The new renewable purchase obligations (RPOs) mandating the uniform applicability of RPO on all obligated entities including captive power plants, which account for nearly two-thirds of the total generation in the state, will create a new market for renewables. While a large industrial base predominantly relies on thermal power, industries are on the cusp of embarking on ESG (environmental, social, governan­ce) journeys. This provides an abundant market for green power in the state, and the new policy, through its progressive in­centives, has opened the doors for renewable developers to meet this demand from projects set up in the state. To further promote the adoption of renewable energy by industries in the state, GRIDCO will aggregate the demand for renewable power from industries, procure and directly supply such power to the industries ag­ainst a trading margin. The policy allows for a waiver of cross-subsidy surcharge in such cases.

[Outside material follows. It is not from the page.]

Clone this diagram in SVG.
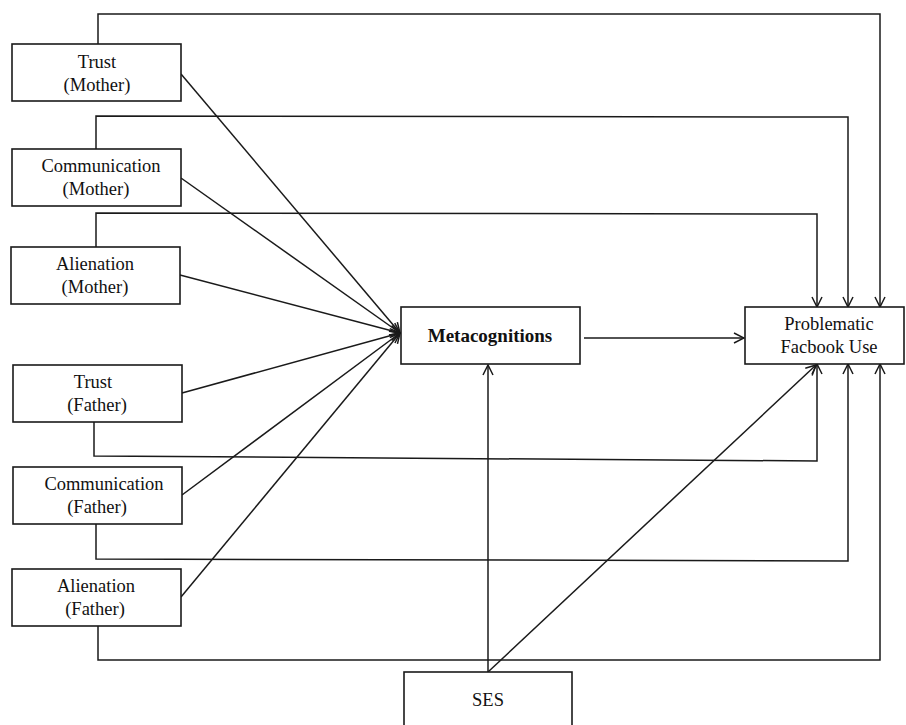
<svg xmlns="http://www.w3.org/2000/svg" width="906" height="725" viewBox="0 0 906 725">
<defs>
<marker id="arr" viewBox="0 0 12 12" refX="11" refY="6" markerWidth="12" markerHeight="12" markerUnits="userSpaceOnUse" orient="auto">
<path d="M1,1 L11,6 L1,11" fill="none" stroke="#1a1a1a" stroke-width="1.5"/>
</marker>
<style>
.box{fill:#fff;stroke:#1a1a1a;stroke-width:1.6}
.t{font-family:"Liberation Serif","Times New Roman",serif;font-size:18.5px;fill:#111;text-anchor:middle}
.b{font-weight:bold;font-size:19px}
.c{fill:none;stroke:#1a1a1a;stroke-width:1.5}
.a{marker-end:url(#arr)}
</style>
</defs>
<rect width="906" height="725" fill="#fff"/>
<g id="connectors">
<polyline class="c a" points="98,44 98,14 880,14 880,307"/>
<polyline class="c a" points="96,149 96,116 848,117 848,307"/>
<polyline class="c a" points="96,247 96,213 817,214 817,307"/>
<polyline class="c a" points="94,422 94,456 817,461 817,364"/>
<polyline class="c a" points="96,524 96,559 848,561 848,364"/>
<polyline class="c a" points="98,626 98,660 880,660 880,364"/>
<line class="c a" x1="181" y1="74" x2="400" y2="333"/>
<line class="c a" x1="181" y1="178" x2="400" y2="333"/>
<line class="c a" x1="180" y1="275" x2="400" y2="333"/>
<line class="c a" x1="182" y1="393" x2="400" y2="333"/>
<line class="c a" x1="182" y1="495" x2="400" y2="333"/>
<line class="c a" x1="181" y1="597" x2="400" y2="333"/>
<line class="c a" x1="584" y1="338" x2="744" y2="338"/>
<line class="c a" x1="488" y1="672" x2="488" y2="365"/>
<line class="c a" x1="488" y1="672" x2="816" y2="365"/>
</g>
<g id="trust-mother"><rect class="box" x="12" y="44" width="169" height="57"/><text class="t" x="97" y="68">Trust</text><text class="t" x="97" y="91">(Mother)</text></g>
<g id="comm-mother"><rect class="box" x="12" y="149" width="169" height="57"/><text class="t" x="101" y="172">Communication</text><text class="t" x="96" y="195">(Mother)</text></g>
<g id="alien-mother"><rect class="box" x="11" y="247" width="169" height="57"/><text class="t" x="95" y="270">Alienation</text><text class="t" x="95" y="293">(Mother)</text></g>
<g id="trust-father"><rect class="box" x="13" y="365" width="169" height="57"/><text class="t" x="93" y="388">Trust</text><text class="t" x="97" y="411">(Father)</text></g>
<g id="comm-father"><rect class="box" x="13" y="467" width="169" height="57"/><text class="t" x="104" y="490">Communication</text><text class="t" x="97" y="513">(Father)</text></g>
<g id="alien-father"><rect class="box" x="12" y="569" width="169" height="57"/><text class="t" x="96" y="592">Alienation</text><text class="t" x="95" y="615">(Father)</text></g>
<g id="metacognitions"><rect class="box" x="401" y="307" width="179" height="57"/><text class="t b" x="490" y="342">Metacognitions</text></g>
<g id="pfu"><rect class="box" x="745" y="307" width="159" height="57"/><text class="t" x="829" y="330">Problematic</text><text class="t" x="829" y="353">Facbook Use</text></g>
<g id="ses"><rect class="box" x="404" y="672" width="168" height="70"/><text class="t" x="488" y="706">SES</text></g>
</svg>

The final step is to create an enabling eco­system to support the growth of renewables in the state. This involves a myriad of measures, including capacity building of human resources, supporting renewa­ble energy equipment manufacturing in the state, accelerating renewable energy adoption through the promotion of electric mobility, green buildings, low-carbon agricultural practices, etc., and supporting innovations in the domain of new energi­es. To this end, the policy has earmark­ed a dedicated renewable energy develop­me­nt fund to provide incentives and viability gap funding, and set up a renewable energy research institute to nurture rese­arch and development in the new en­er­gi­es. The latest Industrial Policy Re­so­lution, 2022 also identifies green energy equipment manufacturing as a focus area and provides special incentives for its growth, which are as follows:

  •                Certain special concessions on land for higher value or higher employment producing projects.
  •                A Rs 2 per unit discount on energy tariff for 10 years for green energy equipme­nt, and Rs 3 per unit discount for 20 ye­ars for green hydrogen and green am­monia projects.
  •                30 per cent capital investment subsidy on the actual investment in plant and machinery.
  •                Exemption in electricity duty, cross-subsidy surcharge and stamp duty, etc.
  •                100 per cent net SGST reimbursement for 200 per cent of investment in plant and machinery.

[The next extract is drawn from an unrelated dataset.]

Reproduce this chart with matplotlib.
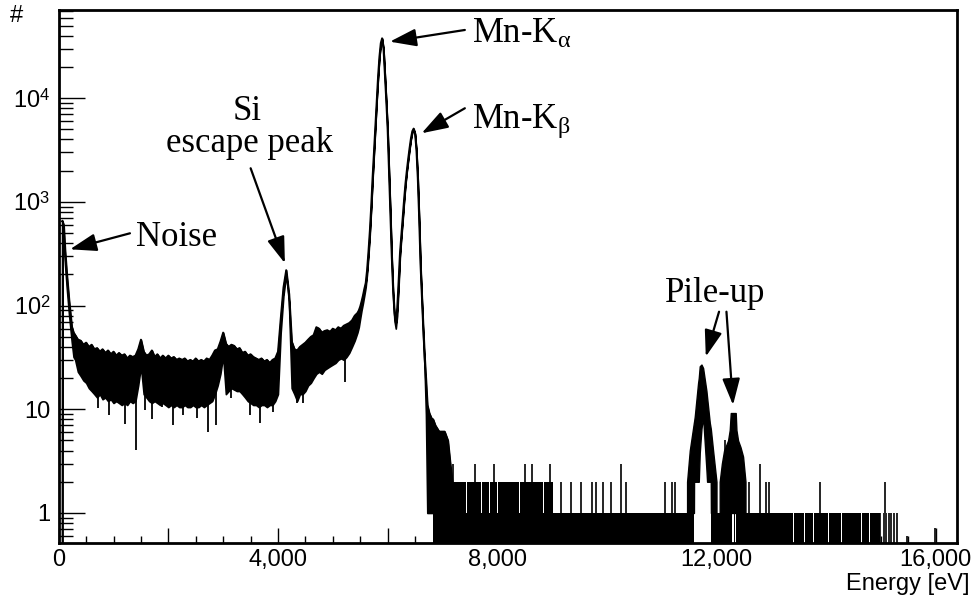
# -*- coding: utf-8 -*-
"""
plot.py - Mn 能谱（对数坐标，仿 ROOT 风格）
=========================================
X轴：能量 (eV)，Y轴：计数 (#)
噪声区域画成上下包络之间的黑色带，高能区画成 0/1 计数的“地板”。
"""

import numpy as np
import matplotlib
matplotlib.use("Agg")  # 无头模式
import matplotlib.pyplot as plt
from matplotlib.ticker import MultipleLocator, FuncFormatter, FixedLocator, LogLocator, NullFormatter

plt.rcParams["font.family"] = ["Liberation Sans", "DejaVu Sans"]
plt.rcParams["mathtext.fontset"] = "custom"
plt.rcParams["mathtext.rm"] = "Liberation Sans"
plt.rcParams["mathtext.it"] = "Liberation Serif"  # 只给 α / β 下标用

SERIF = ["Liberation Serif", "DejaVu Serif"]

# ─────────────────────────────────────────────────────────────────────────────
# 数据（从图上读出来的近似值）
# ─────────────────────────────────────────────────────────────────────────────

# 低能噪声峰
noise_e = [62, 66, 90, 115, 146, 188, 237, 270]
noise_hi = [650, 660, 600, 344, 205, 113, 63, 55]
noise_lo = [0.1, 480, 420, 250, 150, 82, 45, 32]

# 连续谱 300–5400 eV，每 50 eV 一个点（含 1.5 keV、3 keV 小峰和 Si 逃逸峰）
cont_e = list(range(300, 5401, 50))
cont_hi = [
    52, 47, 46, 42, 44, 40, 42, 38, 39, 36,
    38, 35, 37, 34, 36, 33, 35, 33, 34, 31,
    33, 32, 33, 38, 47, 36, 33, 34, 37, 32,
    34, 31, 33, 31, 33, 31, 32, 30, 31, 30,
    31, 29, 30, 29, 31, 29, 30, 29, 31, 30,
    33, 37, 38, 45, 55, 43, 40, 42, 41, 38,
    39, 35, 36, 33, 34, 32, 31, 30, 31, 29,
    30, 28, 30, 31, 36, 75, 150, 220, 130, 45,
    38, 37, 40, 42, 44, 47, 50, 52, 62, 60,
    55, 57, 58, 56, 60, 58, 62, 60, 64, 66,
    68, 72, 80,
]
cont_lo = [
    30, 23, 21, 19, 18, 16, 15, 14, 13, 14,
    12.5, 13, 12, 12.5, 11.5, 12, 11.5, 11, 11.5, 11,
    12, 11.5, 12, 17, 26, 14, 13, 12, 11.5, 12,
    11.5, 11, 11.5, 11, 10.5, 11, 10.5, 11, 10.5, 10.5,
    11, 10.5, 10.5, 11, 10.5, 10.5, 11, 10.5, 11, 11.5,
    12, 14, 17, 22, 33, 14, 15, 16, 15.5, 15,
    15, 14, 13, 12, 11.5, 11, 11, 10.5, 11, 11,
    10.5, 11, 11, 12, 14, 55, 125, 200, 110, 16,
    14, 12, 14, 14, 15, 17, 18, 20, 22, 23,
    22, 24, 25, 26, 27, 28, 30, 31, 30, 32,
    35, 40, 46,
]

# Mn-Kα / Mn-Kβ 区域 5450–6725 eV，每 25 eV 一个点
peak_e = list(range(5450, 6726, 25))
peak_hi = [
    85, 90, 98, 110, 125, 145, 165, 220, 330, 520,
    900, 1700, 3000, 5300, 9500, 16000, 25000, 34000, 37900, 30000,
    17000, 9500, 5000, 2000, 800, 300, 140, 85, 68, 95,
    170, 320, 480, 700, 1050, 1500, 2000, 2600, 3300, 4100,
    4800, 5100, 4600, 3200, 1700, 700, 250, 120, 60, 32,
    19, 11,
]
peak_lo = [
    55, 62, 75, 90, 105, 125, 150, 200, 300, 480,
    850, 1600, 2850, 5100, 9200, 15500, 24500, 33500, 37000, 29500,
    16500, 9200, 4800, 1900, 750, 280, 125, 72, 60, 80,
    150, 295, 450, 660, 1000, 1450, 1950, 2500, 3200, 4000,
    4700, 4950, 4500, 3100, 1650, 660, 230, 110, 50, 25,
    9, 1,
]

# Kβ 之后的台阶状尾部
tail_e = [6760, 6800, 6830, 6870, 6940, 7040, 7100, 7140, 7180]
tail_hi = [9.2, 8.2, 8, 7, 6.1, 6.1, 5, 3.1, 2]
tail_lo = [1, 1, 1, 1, 1, 1, 1, 1, 1]

# 噪声带中向下的尖刺 (能量, 计数)
dip_e = [711, 923, 1209, 1404, 1574, 1696, 1878, 2079, 2261, 2517, 2723, 2869,
         3137, 3489, 3671, 3914, 4340, 4462, 5222]
dip_v = [10.2, 8.9, 7.2, 4.05, 9.8, 8.0, 10.6, 7.0, 8.8, 8.2, 6.1, 7.0,
         12.8, 8.9, 7.3, 9.5, 11.4, 11.4, 18.5]

# 高能区：0/1 计数交替形成的“地板”，以及没有 0 计数的缺口
floor_start, floor_end = 6832, 14980
floor_gaps = [(11592, 11897), (12285, 12312), (12338, 12362),
              (13393, 13407), (13606, 13619), (13758, 13772), (14031, 14045),
              (14275, 14289), (14395, 14409), (14640, 14654), (14791, 14805)]
floor_line_e = [14991, 15052, 15094, 15143, 15191, 15234, 15295]
stub_e = [15484, 15994]
stub_v = [0.6, 0.71]

# 计数为 2 的密集区及其缺口
lvl2_start, lvl2_end = 7170, 9021
lvl2_gaps = [7319, 7441, 7715, 7854, 8000, 8109, 8218, 8413, 8547, 8656, 8747, 8851, 8912]

# 单个 bin 的尖峰 (能量, 计数)
spike_e = [7190, 7593, 7950, 8504, 8630, 8960, 9160, 9356, 9538, 9730, 9812, 9925,
           10082, 10268, 10359, 11058, 11190, 11250, 12152, 12596, 12790, 12913,
           12961, 13890, 15072]
spike_v = [3, 3, 3, 3, 3, 3, 2, 2, 2, 2, 2, 2,
           2, 3, 2, 2, 2, 2, 5, 2, 3, 2,
           2, 2, 2]

# 堆积峰 1（中间有空心）
pu1_e = [11465, 11514, 11590, 11592, 11605, 11666, 11678, 11696, 11727, 11757,
         11818, 11830, 11879, 11897, 11900, 11939, 12001]
pu1_hi = [2, 4, 7.5, 7.6, 8.5, 18, 20, 26, 27, 25, 15, 13, 7.4, 6.5, 6.3, 4, 2]
pu1_lo = [1, 1, 1, 2, 2, 2, 2, 3.8, 6.5, 8.5, 2.6, 2, 2, 2, 1, 1, 1]

# 堆积峰 2
pu2_e = [12060, 12100, 12140, 12213, 12243, 12262, 12310, 12352, 12365, 12395, 12440, 12486, 12530]
pu2_hi = [2, 3, 4, 5, 6.3, 9.2, 9.2, 9.2, 6.3, 5, 4.3, 3.5, 2]

# 坐标范围
X_MAX = 16384
Y_MIN, Y_MAX = 0.51, 70900
FLOOR = 0.1  # 0 计数画到坐标轴以下


def _spans(start, end, gaps):
    """根据缺口列表切出要填黑的区间。"""
    out, cur = [], start
    for a, b in gaps:
        out.append((cur, a))
        cur = b
    out.append((cur, end))
    return out


# ─────────────────────────────────────────────────────────────────────────────
# 绘图
# ─────────────────────────────────────────────────────────────────────────────

fig = plt.figure(figsize=(9.76, 6.01), dpi=100)
ax = fig.add_axes([58.7 / 976, 1 - 543.3 / 601, 898.0 / 976, 533.3 / 601])

env_e = np.array(noise_e + cont_e + peak_e + tail_e, dtype=float)
env_hi = np.array(noise_hi + cont_hi + peak_hi + tail_hi, dtype=float)
env_lo = np.array(noise_lo + cont_lo + peak_lo + tail_lo, dtype=float)

ax.fill_between(env_e, env_lo, env_hi, color="black", lw=1.2)
ax.plot(env_e, env_hi, color="black", lw=1.3)

# 向下的尖刺
dip_top = np.interp(dip_e, env_e, env_lo)
ax.vlines(dip_e, dip_v, dip_top, color="black", lw=1.3)

# 地板
for a, b in _spans(floor_start, floor_end, floor_gaps):
    ax.fill_between([a, b], FLOOR, 1, color="black", lw=0)
ax.vlines(floor_line_e, FLOOR, 1, color="black", lw=1.2)
ax.vlines(stub_e, FLOOR, stub_v, color="black", lw=1.2)

# 计数 2 的密集带
lvl2 = [(g - 6, g + 6) for g in lvl2_gaps]
for a, b in _spans(lvl2_start, lvl2_end, lvl2):
    ax.fill_between([a, b], 1, 2, color="black", lw=0)
ax.vlines(spike_e, 1, spike_v, color="black", lw=1.2)

# 堆积峰
ax.fill_between(pu1_e, pu1_lo, pu1_hi, color="black", lw=1.0)
ax.fill_between(pu2_e, 1, pu2_hi, color="black", lw=1.0)

# 坐标轴
ax.set_xlim(0, X_MAX)
ax.set_yscale("log")
ax.set_ylim(Y_MIN, Y_MAX)

ax.xaxis.set_major_locator(MultipleLocator(2000))
ax.xaxis.set_minor_locator(MultipleLocator(500))
ax.xaxis.set_major_formatter(FuncFormatter(
    lambda v, p: f"{v:,.0f}" if v % 4000 == 0 else ""))

ax.yaxis.set_major_locator(FixedLocator([1, 10, 100, 1000, 10000]))
ax.yaxis.set_major_formatter(FuncFormatter(
    lambda v, p: {1: "1", 10: "10"}.get(int(round(v)), f"$10^{{{int(round(np.log10(v)))}}}$")))
ax.yaxis.set_minor_locator(LogLocator(base=10, subs=np.arange(2, 10), numticks=20))
ax.yaxis.set_minor_formatter(NullFormatter())

ax.tick_params(axis="both", which="both", direction="in", top=False, right=False,
               color="black", width=1.0)
ax.tick_params(axis="x", which="major", length=11, labelsize=17, pad=4)
ax.tick_params(axis="x", which="minor", length=5)
ax.tick_params(axis="y", which="major", length=19, labelsize=17, pad=6)
ax.tick_params(axis="y", which="minor", length=10)

for s in ax.spines.values():
    s.set_linewidth(2.0)

fig.text(969 / 976, 1 - 584 / 601, "Energy [eV]", ha="right", va="center", fontsize=17)
fig.text(17 / 976, 1 - 16 / 601, "#", ha="center", va="center", fontsize=17)

# 标注
arrow = dict(arrowstyle="-|>,head_length=0.9,head_width=0.3", color="black",
             lw=1.6, shrinkA=0, shrinkB=0, mutation_scale=18)
txt = dict(family=SERIF, fontsize=25, color="black")

ax.text(1410, 376, "Noise", ha="left", va="baseline", **txt)
ax.annotate("", xy=(206, 349), xytext=(1300, 498), arrowprops=arrow)

ax.text(3443, 6160, "Si", ha="center", va="baseline", **txt)
ax.text(3478, 3030, "escape peak", ha="center", va="baseline", **txt)
ax.annotate("", xy=(4127, 256), xytext=(3502, 2110), arrowprops=arrow)

ax.text(7532, 33800, r"Mn-K$_{\alpha}$", ha="left", va="baseline", **txt)
ax.annotate("", xy=(6042, 35100), xytext=(7410, 45500), arrowprops=arrow)

ax.text(7532, 5130, r"Mn-K$_{\beta}$", ha="left", va="baseline", **txt)
ax.annotate("", xy=(6621, 4590), xytext=(7410, 8000), arrowprops=arrow)

ax.text(11970, 109, "Pile-up", ha="center", va="baseline", **txt)
ax.annotate("", xy=(11806, 32.2), xytext=(12048, 87.3), arrowprops=arrow)
ax.annotate("", xy=(12303, 11.0), xytext=(12183, 87.3), arrowprops=arrow)

fig.savefig("out.png", dpi=100)
plt.close(fig)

Further, to support capacity addition, the policy encourages professional institutions to design renewable energy-related courses to bridge the skill gap and create a better employable workforce. The policy also envisages setting up of wor­ld-class dedicated research and innovation excellence centres for renewable energy in Odisha.

This multi-pronged approach envisioned in the policy will create a robust institutional mechanism to promote the growth of re­newables in the state. The policy will go a long way in establishing Odisha as a preferred location of renewable energy inves­tors and developers globally. Not only will it make Odisha more competitive as compared to other places, but also build an ecosystem equipped to support the future growth of renewables in the state.